***** Data segment

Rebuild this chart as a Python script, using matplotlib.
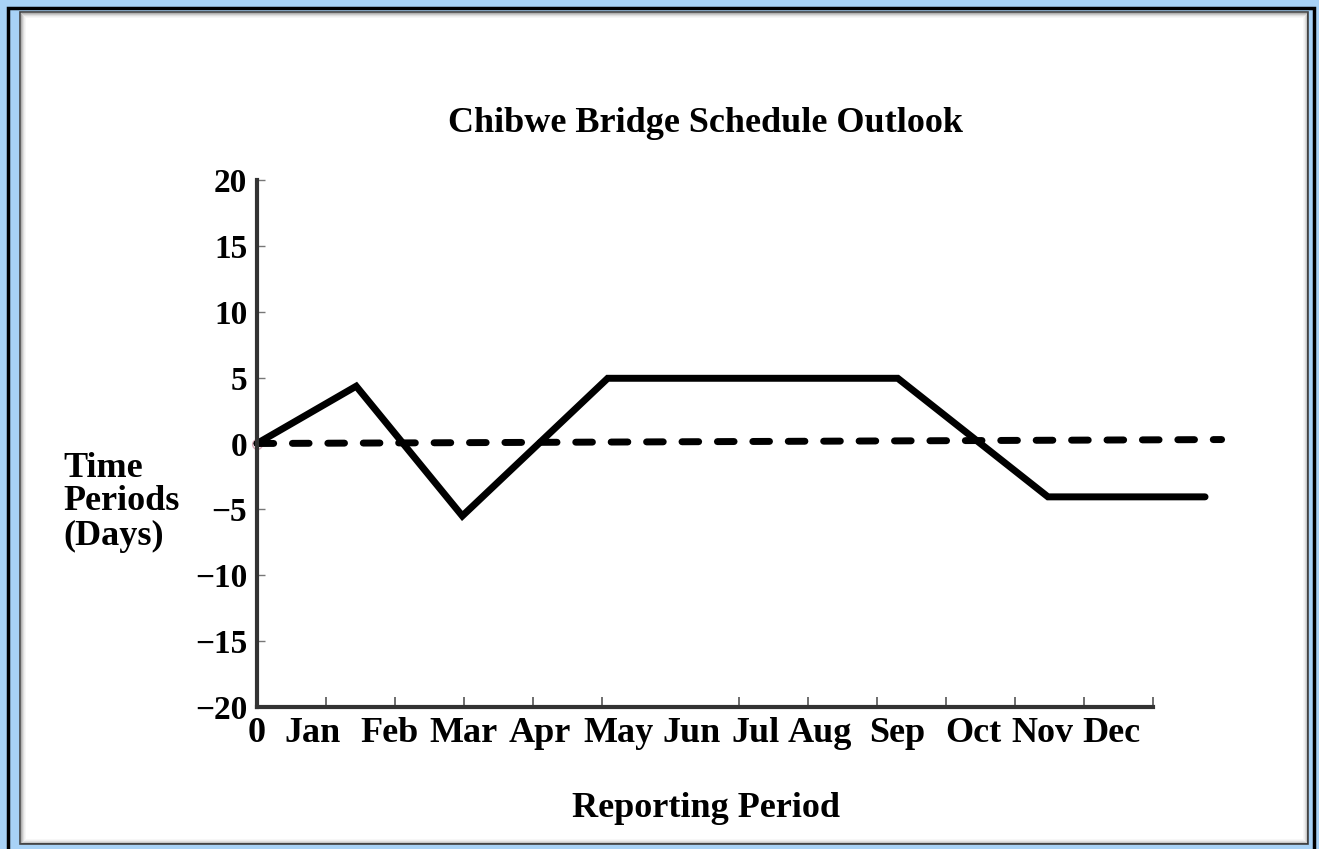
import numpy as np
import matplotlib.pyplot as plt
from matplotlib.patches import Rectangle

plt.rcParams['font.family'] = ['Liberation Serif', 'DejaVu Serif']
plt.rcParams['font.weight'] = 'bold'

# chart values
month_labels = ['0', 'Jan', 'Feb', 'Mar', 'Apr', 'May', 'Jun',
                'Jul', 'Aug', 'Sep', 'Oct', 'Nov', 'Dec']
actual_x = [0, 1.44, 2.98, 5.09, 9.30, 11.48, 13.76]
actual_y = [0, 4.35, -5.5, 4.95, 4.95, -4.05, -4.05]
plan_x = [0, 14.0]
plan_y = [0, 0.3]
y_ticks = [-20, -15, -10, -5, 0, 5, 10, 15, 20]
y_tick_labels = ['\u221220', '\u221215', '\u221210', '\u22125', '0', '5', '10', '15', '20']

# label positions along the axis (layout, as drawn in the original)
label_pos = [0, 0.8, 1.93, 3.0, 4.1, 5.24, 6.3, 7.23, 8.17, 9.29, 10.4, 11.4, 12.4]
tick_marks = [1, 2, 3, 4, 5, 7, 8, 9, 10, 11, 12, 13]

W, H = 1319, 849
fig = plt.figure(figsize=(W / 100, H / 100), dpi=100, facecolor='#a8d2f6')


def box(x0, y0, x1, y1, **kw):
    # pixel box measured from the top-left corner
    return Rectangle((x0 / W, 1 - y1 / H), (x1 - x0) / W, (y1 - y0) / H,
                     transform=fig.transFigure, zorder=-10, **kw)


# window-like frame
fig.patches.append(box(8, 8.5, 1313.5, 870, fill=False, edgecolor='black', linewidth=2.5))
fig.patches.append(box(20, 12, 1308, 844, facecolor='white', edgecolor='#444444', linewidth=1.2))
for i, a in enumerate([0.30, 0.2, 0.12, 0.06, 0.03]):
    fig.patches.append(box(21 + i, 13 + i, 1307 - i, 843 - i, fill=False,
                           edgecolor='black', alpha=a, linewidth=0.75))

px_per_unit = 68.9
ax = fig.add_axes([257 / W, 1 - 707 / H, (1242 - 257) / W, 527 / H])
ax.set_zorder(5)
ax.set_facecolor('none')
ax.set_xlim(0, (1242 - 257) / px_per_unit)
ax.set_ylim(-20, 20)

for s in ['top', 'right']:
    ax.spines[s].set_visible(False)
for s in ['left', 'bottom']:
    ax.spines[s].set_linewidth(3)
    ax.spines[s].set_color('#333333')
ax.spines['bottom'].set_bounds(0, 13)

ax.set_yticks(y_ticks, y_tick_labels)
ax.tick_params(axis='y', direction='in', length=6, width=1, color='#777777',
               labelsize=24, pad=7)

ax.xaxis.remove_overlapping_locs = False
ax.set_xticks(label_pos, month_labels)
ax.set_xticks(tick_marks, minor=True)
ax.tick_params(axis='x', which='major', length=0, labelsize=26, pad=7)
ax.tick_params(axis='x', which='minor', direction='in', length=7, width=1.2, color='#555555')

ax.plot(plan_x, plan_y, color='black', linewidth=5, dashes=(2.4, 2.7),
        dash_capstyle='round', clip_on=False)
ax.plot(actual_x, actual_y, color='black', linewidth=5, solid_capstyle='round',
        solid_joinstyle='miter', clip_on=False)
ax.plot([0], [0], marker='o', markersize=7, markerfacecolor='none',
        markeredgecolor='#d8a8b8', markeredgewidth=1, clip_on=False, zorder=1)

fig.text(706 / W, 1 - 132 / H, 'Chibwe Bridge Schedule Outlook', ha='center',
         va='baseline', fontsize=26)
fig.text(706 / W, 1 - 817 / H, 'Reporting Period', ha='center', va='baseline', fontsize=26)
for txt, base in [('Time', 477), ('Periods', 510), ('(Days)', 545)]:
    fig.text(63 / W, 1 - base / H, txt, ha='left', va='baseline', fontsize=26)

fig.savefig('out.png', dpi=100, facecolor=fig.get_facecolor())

**********

[Task to carry out]
Copy nothing but the lines from the top of the material through the line holding "edgecolor='black', alpha=a, linewidth=0.75))", exactly as written; omit pictures.

[Answer for the task]
Rebuild this chart as a Python script, using matplotlib.
import numpy as np
import matplotlib.pyplot as plt
from matplotlib.patches import Rectangle

plt.rcParams['font.family'] = ['Liberation Serif', 'DejaVu Serif']
plt.rcParams['font.weight'] = 'bold'

# chart values
month_labels = ['0', 'Jan', 'Feb', 'Mar', 'Apr', 'May', 'Jun',
                'Jul', 'Aug', 'Sep', 'Oct', 'Nov', 'Dec']
actual_x = [0, 1.44, 2.98, 5.09, 9.30, 11.48, 13.76]
actual_y = [0, 4.35, -5.5, 4.95, 4.95, -4.05, -4.05]
plan_x = [0, 14.0]
plan_y = [0, 0.3]
y_ticks = [-20, -15, -10, -5, 0, 5, 10, 15, 20]
y_tick_labels = ['\u221220', '\u221215', '\u221210', '\u22125', '0', '5', '10', '15', '20']

# label positions along the axis (layout, as drawn in the original)
label_pos = [0, 0.8, 1.93, 3.0, 4.1, 5.24, 6.3, 7.23, 8.17, 9.29, 10.4, 11.4, 12.4]
tick_marks = [1, 2, 3, 4, 5, 7, 8, 9, 10, 11, 12, 13]

W, H = 1319, 849
fig = plt.figure(figsize=(W / 100, H / 100), dpi=100, facecolor='#a8d2f6')


def box(x0, y0, x1, y1, **kw):
    # pixel box measured from the top-left corner
    return Rectangle((x0 / W, 1 - y1 / H), (x1 - x0) / W, (y1 - y0) / H,
                     transform=fig.transFigure, zorder=-10, **kw)


# window-like frame
fig.patches.append(box(8, 8.5, 1313.5, 870, fill=False, edgecolor='black', linewidth=2.5))
fig.patches.append(box(20, 12, 1308, 844, facecolor='white', edgecolor='#444444', linewidth=1.2))
for i, a in enumerate([0.30, 0.2, 0.12, 0.06, 0.03]):
    fig.patches.append(box(21 + i, 13 + i, 1307 - i, 843 - i, fill=False,
                           edgecolor='black', alpha=a, linewidth=0.75))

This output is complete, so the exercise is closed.